Hi,
On Wed, 15 Nov 2006, David Mosberger-Tang wrote:
> As described on page 66, the .mem.offset is unrelated to unwind info
> (it's just a hint to the assembler so it doesn't issue false warnings).
> Starting on page 35, the manual describes the unwind directives. As
> described there, "save.g 0x1" gets translated into a gr_mem unwind
> descriptor.
Thanks for the references, I'm still trying to wrap my head around them
:-)
> Looking at that manual, ".save.g 0x1" basically means that register r4
> gets spilled/saved during the function's prologue. The save-location is
> implicit
Because how the spill area layout is defined? I now indeed see that bit 0
of format P6 (used for the gr_mem descriptor) corresponds to r4. Okay, so
that seems okay. But then I wonder why the spill of r1 is not somehow
marked with .save.g (or any other unwind directive). That also isn't done
for the other prologues so I assume it's okay, but I'm nevertheless
wondering (perhaps it's implicitely saved?). I.e. the whole prologue of
the doit function (until the last GR save) looks like so:
.prologue 2, 119
alloc r16 = ar.pfs, 8, 80, 8, 0
adds r17 = -368, r12
adds r18 = -360, r12
.vframe r119
mov r119 = r12
adds r12 = -592, r12
mov r19 = ar.unat
;;
.savepsp ar.unat, 368
st8 [r17] = r19, 16
.savepsp ar.pfs, 360
st8 [r18] = r16, 16
;;
.mem.offset 352, 0
st8.spill [r17] = r1, 16
.save.g 0x1
.mem.offset 344, 0
st8.spill [r18] = r4, 16
;;
.save.g 0x2
.mem.offset 336, 0
st8.spill [r17] = r5, 16
.save.g 0x4
.mem.offset 328, 0
st8.spill [r18] = r6, 16
;;
.save.g 0x8
.mem.offset 320, 0
st8.spill [r17] = r7, 16
mov r20 = b0
;;
.savepsp rp, 312
st8 [r18] = r20, 24
This seems to be okay to me so far, at least assuming that the initial
offsets for r17/18 are correct, i.e. that the start of that spill area is
indeed supposed to be at r12 - 368 (or actually r12-368+16, or? because
ar.unat and ar.pfs are stored first). I've read that the high end of it
is required to be 16byte aligned. Overall in that prologue there are
8 GRs saved to [r17/r18] and 20 FRs which makes it 8*8+20*16 = 384 bytes.

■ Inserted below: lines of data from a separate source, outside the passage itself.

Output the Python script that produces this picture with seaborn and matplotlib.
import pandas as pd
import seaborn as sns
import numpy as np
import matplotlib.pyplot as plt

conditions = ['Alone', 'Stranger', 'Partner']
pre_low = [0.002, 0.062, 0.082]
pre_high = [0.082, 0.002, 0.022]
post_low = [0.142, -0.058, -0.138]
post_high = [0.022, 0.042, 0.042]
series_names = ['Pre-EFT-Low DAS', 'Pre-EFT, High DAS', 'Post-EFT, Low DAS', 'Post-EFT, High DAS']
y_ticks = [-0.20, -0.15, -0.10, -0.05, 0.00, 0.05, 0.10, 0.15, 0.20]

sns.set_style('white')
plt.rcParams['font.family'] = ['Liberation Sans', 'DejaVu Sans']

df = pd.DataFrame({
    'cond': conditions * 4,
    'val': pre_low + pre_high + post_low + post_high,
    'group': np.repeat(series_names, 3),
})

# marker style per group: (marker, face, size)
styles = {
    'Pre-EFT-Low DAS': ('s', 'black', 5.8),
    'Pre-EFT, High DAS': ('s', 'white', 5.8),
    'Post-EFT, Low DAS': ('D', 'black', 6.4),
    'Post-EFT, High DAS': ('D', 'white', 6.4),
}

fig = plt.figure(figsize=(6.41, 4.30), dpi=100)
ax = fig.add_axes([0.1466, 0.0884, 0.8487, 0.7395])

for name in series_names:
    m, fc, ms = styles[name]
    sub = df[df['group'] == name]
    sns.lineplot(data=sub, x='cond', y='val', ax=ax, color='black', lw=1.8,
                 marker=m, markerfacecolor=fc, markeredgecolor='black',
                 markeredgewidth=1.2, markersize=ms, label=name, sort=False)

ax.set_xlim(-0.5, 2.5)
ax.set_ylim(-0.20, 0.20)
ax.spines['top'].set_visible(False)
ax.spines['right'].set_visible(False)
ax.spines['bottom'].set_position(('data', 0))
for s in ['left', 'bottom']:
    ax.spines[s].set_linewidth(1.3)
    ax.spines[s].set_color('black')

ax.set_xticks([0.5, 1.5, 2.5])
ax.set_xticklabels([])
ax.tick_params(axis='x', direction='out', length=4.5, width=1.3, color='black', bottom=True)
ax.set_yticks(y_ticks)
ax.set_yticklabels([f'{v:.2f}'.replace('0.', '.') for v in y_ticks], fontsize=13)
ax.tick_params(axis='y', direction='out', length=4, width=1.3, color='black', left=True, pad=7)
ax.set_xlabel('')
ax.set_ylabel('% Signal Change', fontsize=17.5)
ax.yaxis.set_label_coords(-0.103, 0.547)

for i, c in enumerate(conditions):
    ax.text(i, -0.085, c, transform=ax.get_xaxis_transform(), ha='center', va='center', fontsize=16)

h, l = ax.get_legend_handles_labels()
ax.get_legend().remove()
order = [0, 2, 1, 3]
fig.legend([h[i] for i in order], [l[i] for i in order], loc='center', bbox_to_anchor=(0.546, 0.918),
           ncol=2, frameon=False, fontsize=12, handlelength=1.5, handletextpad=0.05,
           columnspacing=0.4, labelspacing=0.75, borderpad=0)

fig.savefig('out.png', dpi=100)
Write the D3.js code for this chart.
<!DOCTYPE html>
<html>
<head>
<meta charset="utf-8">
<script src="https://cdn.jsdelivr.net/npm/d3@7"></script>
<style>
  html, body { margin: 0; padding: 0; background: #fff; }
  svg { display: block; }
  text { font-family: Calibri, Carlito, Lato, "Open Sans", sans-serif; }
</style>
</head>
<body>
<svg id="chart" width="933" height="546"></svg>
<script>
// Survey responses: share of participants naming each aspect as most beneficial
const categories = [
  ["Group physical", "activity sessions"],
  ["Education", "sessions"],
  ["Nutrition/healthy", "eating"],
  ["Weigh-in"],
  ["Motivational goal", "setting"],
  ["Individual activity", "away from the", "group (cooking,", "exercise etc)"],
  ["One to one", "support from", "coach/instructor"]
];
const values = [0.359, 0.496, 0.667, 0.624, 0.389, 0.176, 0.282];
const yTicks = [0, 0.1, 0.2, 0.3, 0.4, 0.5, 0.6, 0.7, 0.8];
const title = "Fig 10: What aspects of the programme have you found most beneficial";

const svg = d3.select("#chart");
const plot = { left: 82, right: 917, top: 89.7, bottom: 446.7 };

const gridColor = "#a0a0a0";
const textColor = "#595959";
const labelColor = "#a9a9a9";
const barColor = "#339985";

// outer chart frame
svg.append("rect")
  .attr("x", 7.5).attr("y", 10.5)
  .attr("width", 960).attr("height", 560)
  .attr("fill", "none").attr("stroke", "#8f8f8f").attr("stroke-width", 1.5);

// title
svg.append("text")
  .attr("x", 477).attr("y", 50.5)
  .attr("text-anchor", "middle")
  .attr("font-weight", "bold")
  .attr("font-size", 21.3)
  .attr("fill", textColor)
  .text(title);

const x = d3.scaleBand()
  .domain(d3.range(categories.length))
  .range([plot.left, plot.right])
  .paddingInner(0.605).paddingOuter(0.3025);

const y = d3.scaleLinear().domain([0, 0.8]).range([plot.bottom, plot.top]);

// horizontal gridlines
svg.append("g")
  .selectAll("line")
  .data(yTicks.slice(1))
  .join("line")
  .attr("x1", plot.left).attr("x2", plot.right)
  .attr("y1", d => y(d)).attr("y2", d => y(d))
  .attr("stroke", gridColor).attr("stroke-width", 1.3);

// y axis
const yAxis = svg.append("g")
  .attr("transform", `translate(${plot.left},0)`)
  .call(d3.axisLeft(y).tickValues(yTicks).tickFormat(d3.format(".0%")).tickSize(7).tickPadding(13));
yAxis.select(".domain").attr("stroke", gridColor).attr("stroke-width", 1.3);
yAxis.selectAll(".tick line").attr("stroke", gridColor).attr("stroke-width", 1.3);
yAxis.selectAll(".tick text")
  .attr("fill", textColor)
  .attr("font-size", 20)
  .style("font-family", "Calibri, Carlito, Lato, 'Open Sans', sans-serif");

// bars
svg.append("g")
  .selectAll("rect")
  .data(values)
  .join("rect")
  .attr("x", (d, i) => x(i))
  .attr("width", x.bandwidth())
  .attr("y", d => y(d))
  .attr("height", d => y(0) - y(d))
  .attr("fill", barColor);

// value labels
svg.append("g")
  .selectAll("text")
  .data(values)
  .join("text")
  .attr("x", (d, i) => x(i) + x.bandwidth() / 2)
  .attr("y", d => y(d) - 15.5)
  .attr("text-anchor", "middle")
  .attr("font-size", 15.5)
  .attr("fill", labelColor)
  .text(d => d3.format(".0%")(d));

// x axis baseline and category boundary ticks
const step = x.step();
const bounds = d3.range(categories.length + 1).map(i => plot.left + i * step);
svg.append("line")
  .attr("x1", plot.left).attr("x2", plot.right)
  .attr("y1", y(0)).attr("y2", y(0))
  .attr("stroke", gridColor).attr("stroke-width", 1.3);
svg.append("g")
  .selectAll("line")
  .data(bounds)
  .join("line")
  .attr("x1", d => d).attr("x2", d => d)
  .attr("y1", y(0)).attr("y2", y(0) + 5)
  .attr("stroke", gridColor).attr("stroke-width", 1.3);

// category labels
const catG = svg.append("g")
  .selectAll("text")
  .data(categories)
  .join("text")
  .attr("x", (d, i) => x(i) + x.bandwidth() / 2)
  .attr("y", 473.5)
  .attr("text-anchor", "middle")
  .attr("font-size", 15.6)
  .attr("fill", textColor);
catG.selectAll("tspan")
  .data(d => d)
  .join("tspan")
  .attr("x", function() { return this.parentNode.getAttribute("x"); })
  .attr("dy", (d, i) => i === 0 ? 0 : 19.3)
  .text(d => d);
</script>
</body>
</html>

I've also read that the spill area overlaps 16 bytes with the callers
scratch area, so that would indeed make it need 368 additional bytes
for the spill area. I.e. from what I could gather after looking at the
Intel docs for two hours the prologue above seems to be correct. Could
change tomorrow of course after I read some more :-)
> and it appears like there is some disagreement here between
> libunwind and GCC as to what that location should be (I know there used
> to be problems in this area, though I thought they had been resolved).
> Actually, an off-by-8 error sounds a bit like it might be
> 16-byte-alignment related.
>
> Could you perhaps attach the complete assembly output to the test-case?
I've attached it to the bugreport.
> Also, what version of libunwind are you using?
The latest released (AFAIK) version: 0.98.5 .
Ciao,
Michael.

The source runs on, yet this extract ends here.